Here are his points...
1. Learn how to write before graduating.
2. Learn C before graduating.
3. Learn microeconomics before graduating.
4. Don't blow off non-CS classes just because they're boring.
5. Take programming-intensive courses.
6. Stop worrying about all the jobs going to India.
7. No matter what you do, get a good summer internship.
You can skip point 6 ;-)
This guy has quite a reputed and popular blog. If you go over some of his archives you can see the quality of the topics (ex How Microsoft lost the API war). A publisher is actually putting out a book of his essays.
Anyway, regarding the essay itself, I think he makes some great points.
Points 1, 3 and 4 are basically there to encourage you to be a more "rounded" individual. Don't just know one thing... try to expand your horizons type thing. This is fine, but I don't see it being a NECESSARY quality for aspiring programmers.
Point 2, it's something we have discussed briefly before. Languages like Java, C#, Python etc... are becoming more popular and shield you from lower level stuff. Many colleges (in the US) are shifting or have already shifted to using Java as the language of choice. And since most CS curriculums hardly focus on languages, you don't get any exposure to C or even C++. This is both good and bad. Good in that the professors don't need to focus much on the language - Java is easy enough to pick up and you have less potential to blow your head off that very little time is spent teaching the language and more on actual course material. Bad in that you don't know what's actually going on under the hood. As a CS major you would be expected to know it and you aren't taught it. Like I said, this is the trend in US colleges. I think in India C/C++ is still in heavy use in colleges and even some older languages?
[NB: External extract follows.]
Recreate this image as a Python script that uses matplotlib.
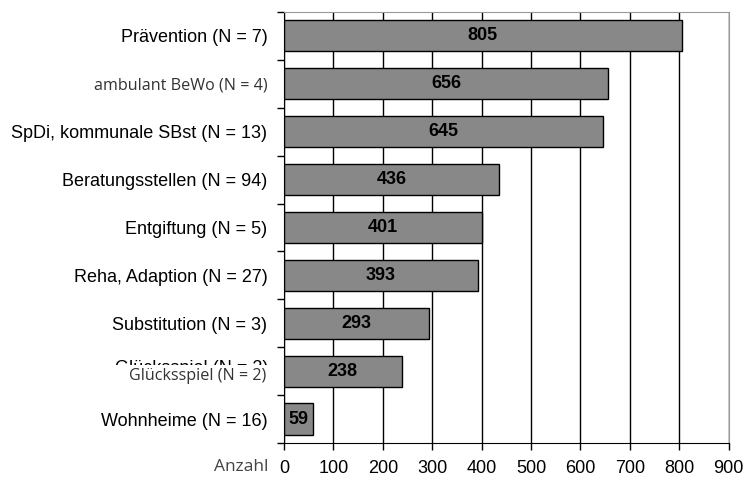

I can't agree enough about point 5. We have also discussed this before and he sort of reiterates our arguments - the practical vs theory stuff. However, it should be noted that he is looking at this from purely a software development perspective. Computer Science is a vast field and theory plays a large part in it. There isn't a lot of room for this theory in everyday programming, but it is important if you're looking for that kind of work. I'm sure the Google Labs guys are heavy on this stuff.
Point 7 is just about getting some real world experience before getting out of college. There's a huge difference between what you learn in college and how it's applied practically. It helps to see that and try to connect the two (if possible ;-)).